In a press release dated November 4, 2010, the European Commission outlined its goal of reviewing and amending its Data Protection Directive to address “challenges raised by new technologies and globalisation.”  The press release announces the Commission’s intention to “put forward legislation next year to strengthen individuals’ rights while also removing red tape to ensure the free flow of data within the EU’s Single Market” and sets forth a “series of key goals”, including “[s]trengthening individuals’ rights,” “[e]nsuring high levels of protection for data transferred outside the EU,” and “[m]ore effective enforcement of the rules.” The press release is entitled, “European Commission sets out strategy to strengthen EU data protection rules” and begins:

What happens to your personal data when you board a plane, open a bank account, or share photos online?

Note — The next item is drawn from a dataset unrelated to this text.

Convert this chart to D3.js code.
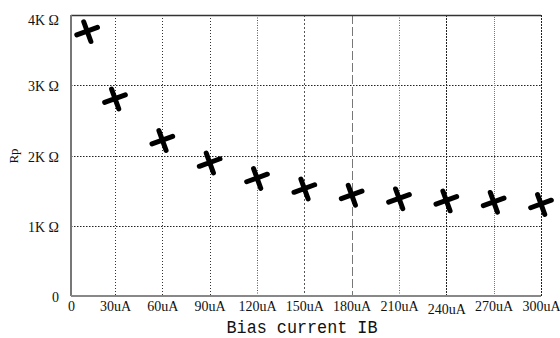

How is this data used and by whom?  How do you permanently delete profile information on social networking websites?  Can you transfer your contacts and photos to another service?  Controlling your information, having access to your data, being able to modify or delete it – these are essential rights that have to be guaranteed in today’s digital world.  To address these issues, the European Commission today set out a strategy on how to protect individuals’ data in all policy areas, including law enforcement, while reducing red tape for business and guaranteeing the free circulation of data within the EU.  This policy review will be used by the Commission with the results of a public consultation to revise the EU’s 1995 Data Protection Directive.  The Commission will then propose legislation in 2011.